## THE REQUEST
Go through the data below and copy it exactly, skipping every picture.
- - - - - - -
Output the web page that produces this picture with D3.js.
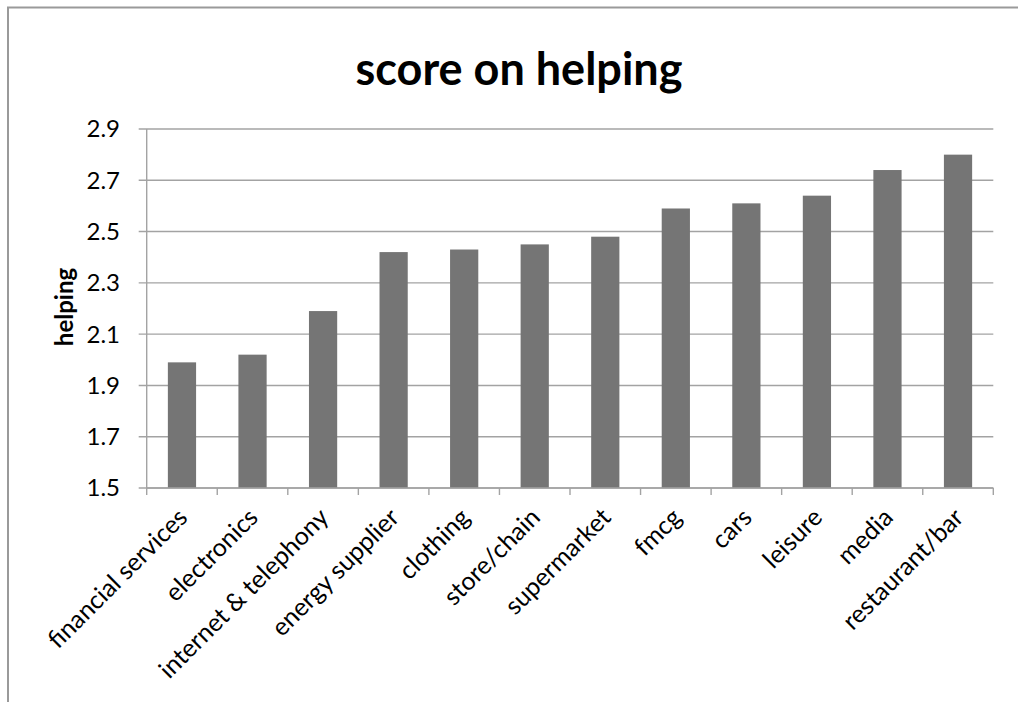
<!DOCTYPE html>
<html>
<head>
<meta charset="utf-8">
<script src="https://cdn.jsdelivr.net/npm/d3@7"></script>
<style>
  html, body { margin: 0; padding: 0; background: #ffffff; }
  svg { display: block; }
</style>
</head>
<body>
<svg id="chart" width="1018" height="702"></svg>
<script>
const categories = ["financial services", "electronics", "internet & telephony", "energy supplier", "clothing", "store/chain", "supermarket", "fmcg", "cars", "leisure", "media", "restaurant/bar"];
const values = [1.99, 2.02, 2.19, 2.42, 2.43, 2.45, 2.48, 2.59, 2.61, 2.64, 2.74, 2.80];
const yTicks = [1.5, 1.7, 1.9, 2.1, 2.3, 2.5, 2.7, 2.9];
const titleText = "score on helping";
const yTitle = "helping";

(function () {
const svg = d3.select("#chart");
const FONT = "Lato, 'Open Sans', sans-serif";

const plotLeft = 146.7, plotRight = 993.3, plotTop = 129, plotBottom = 488;

// chart border (top + left visible)
svg.append("path")
  .attr("d", "M8,702 V7.5 H1018")
  .attr("fill", "none").attr("stroke", "#9a9a9a").attr("stroke-width", 2);

const x = d3.scaleBand().domain(categories).range([plotLeft, plotRight]).paddingInner(0.6).paddingOuter(0.3);
const y = d3.scaleLinear().domain([1.5, 2.9]).range([plotBottom, plotTop]);

// gridlines
svg.append("g").selectAll("line").data(yTicks).join("line")
  .attr("x1", plotLeft - 8).attr("x2", plotRight)
  .attr("y1", d => y(d)).attr("y2", d => y(d))
  .attr("stroke", "#a3a3a3").attr("stroke-width", 1.4);

// y axis labels
svg.append("g").selectAll("text").data(yTicks).join("text")
  .attr("x", 120).attr("y", d => y(d)).attr("dy", "0.35em")
  .attr("text-anchor", "end")
  .attr("font-family", FONT).attr("font-size", 24).attr("fill", "#000")
  .text(d => d3.format(".1f")(d));

// bars
svg.append("g").selectAll("rect").data(values).join("rect")
  .attr("x", (d, i) => x(categories[i]))
  .attr("width", x.bandwidth())
  .attr("y", d => y(d))
  .attr("height", d => y(1.5) - y(d))
  .attr("fill", "#757575");

// y axis line
svg.append("line").attr("x1", plotLeft).attr("x2", plotLeft).attr("y1", plotTop).attr("y2", plotBottom + 0.5)
  .attr("stroke", "#a3a3a3").attr("stroke-width", 1.4);

// x axis line
svg.append("line").attr("x1", plotLeft).attr("x2", plotRight).attr("y1", plotBottom).attr("y2", plotBottom)
  .attr("stroke", "#a3a3a3").attr("stroke-width", 1.4);

// x ticks at band boundaries
const boundaries = d3.range(categories.length + 1).map(i => plotLeft + i * (plotRight - plotLeft) / categories.length);
svg.append("g").selectAll("line").data(boundaries).join("line")
  .attr("x1", d => d).attr("x2", d => d).attr("y1", plotBottom).attr("y2", plotBottom + 7)
  .attr("stroke", "#a3a3a3").attr("stroke-width", 1.4);

// x labels
svg.append("g").selectAll("text").data(categories).join("text")
  .attr("transform", d => `translate(${x(d) + x.bandwidth() / 2 + 7},${plotBottom + 31}) rotate(-45)`)
  .attr("text-anchor", "end")
  .attr("font-family", FONT).attr("font-size", 25).attr("fill", "#000")
  .text(d => d);

// y title
svg.append("text")
  .attr("transform", `translate(73,307) rotate(-90)`)
  .attr("text-anchor", "middle")
  .attr("font-family", FONT).attr("font-weight", "bold").attr("font-size", 24).attr("fill", "#000")
  .text(yTitle);

// title
svg.append("text")
  .attr("x", 519).attr("y", 85)
  .attr("text-anchor", "middle")
  .attr("font-family", FONT).attr("font-weight", "bold").attr("font-size", 45).attr("fill", "#000")
  .text(titleText);
})();
</script>
</body>
</html>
- - - - - - -
## EXERCISE OUTPUT
Output the web page that produces this picture with D3.js.
<!DOCTYPE html>
<html>
<head>
<meta charset="utf-8">
<script src="https://cdn.jsdelivr.net/npm/d3@7"></script>
<style>
  html, body { margin: 0; padding: 0; background: #ffffff; }
  svg { display: block; }
</style>
</head>
<body>
<svg id="chart" width="1018" height="702"></svg>
<script>
const categories = ["financial services", "electronics", "internet & telephony", "energy supplier", "clothing", "store/chain", "supermarket", "fmcg", "cars", "leisure", "media", "restaurant/bar"];
const values = [1.99, 2.02, 2.19, 2.42, 2.43, 2.45, 2.48, 2.59, 2.61, 2.64, 2.74, 2.80];
const yTicks = [1.5, 1.7, 1.9, 2.1, 2.3, 2.5, 2.7, 2.9];
const titleText = "score on helping";
const yTitle = "helping";

(function () {
const svg = d3.select("#chart");
const FONT = "Lato, 'Open Sans', sans-serif";

const plotLeft = 146.7, plotRight = 993.3, plotTop = 129, plotBottom = 488;

// chart border (top + left visible)
svg.append("path")
  .attr("d", "M8,702 V7.5 H1018")
  .attr("fill", "none").attr("stroke", "#9a9a9a").attr("stroke-width", 2);

const x = d3.scaleBand().domain(categories).range([plotLeft, plotRight]).paddingInner(0.6).paddingOuter(0.3);
const y = d3.scaleLinear().domain([1.5, 2.9]).range([plotBottom, plotTop]);

// gridlines
svg.append("g").selectAll("line").data(yTicks).join("line")
  .attr("x1", plotLeft - 8).attr("x2", plotRight)
  .attr("y1", d => y(d)).attr("y2", d => y(d))
  .attr("stroke", "#a3a3a3").attr("stroke-width", 1.4);

// y axis labels
svg.append("g").selectAll("text").data(yTicks).join("text")
  .attr("x", 120).attr("y", d => y(d)).attr("dy", "0.35em")
  .attr("text-anchor", "end")
  .attr("font-family", FONT).attr("font-size", 24).attr("fill", "#000")
  .text(d => d3.format(".1f")(d));

// bars
svg.append("g").selectAll("rect").data(values).join("rect")
  .attr("x", (d, i) => x(categories[i]))
  .attr("width", x.bandwidth())
  .attr("y", d => y(d))
  .attr("height", d => y(1.5) - y(d))
  .attr("fill", "#757575");

// y axis line
svg.append("line").attr("x1", plotLeft).attr("x2", plotLeft).attr("y1", plotTop).attr("y2", plotBottom + 0.5)
  .attr("stroke", "#a3a3a3").attr("stroke-width", 1.4);

// x axis line
svg.append("line").attr("x1", plotLeft).attr("x2", plotRight).attr("y1", plotBottom).attr("y2", plotBottom)
  .attr("stroke", "#a3a3a3").attr("stroke-width", 1.4);

// x ticks at band boundaries
const boundaries = d3.range(categories.length + 1).map(i => plotLeft + i * (plotRight - plotLeft) / categories.length);
svg.append("g").selectAll("line").data(boundaries).join("line")
  .attr("x1", d => d).attr("x2", d => d).attr("y1", plotBottom).attr("y2", plotBottom + 7)
  .attr("stroke", "#a3a3a3").attr("stroke-width", 1.4);

// x labels
svg.append("g").selectAll("text").data(categories).join("text")
  .attr("transform", d => `translate(${x(d) + x.bandwidth() / 2 + 7},${plotBottom + 31}) rotate(-45)`)
  .attr("text-anchor", "end")
  .attr("font-family", FONT).attr("font-size", 25).attr("fill", "#000")
  .text(d => d);

// y title
svg.append("text")
  .attr("transform", `translate(73,307) rotate(-90)`)
  .attr("text-anchor", "middle")
  .attr("font-family", FONT).attr("font-weight", "bold").attr("font-size", 24).attr("fill", "#000")
  .text(yTitle);

// title
svg.append("text")
  .attr("x", 519).attr("y", 85)
  .attr("text-anchor", "middle")
  .attr("font-family", FONT).attr("font-weight", "bold").attr("font-size", 45).attr("fill", "#000")
  .text(titleText);
})();
</script>
</body>
</html>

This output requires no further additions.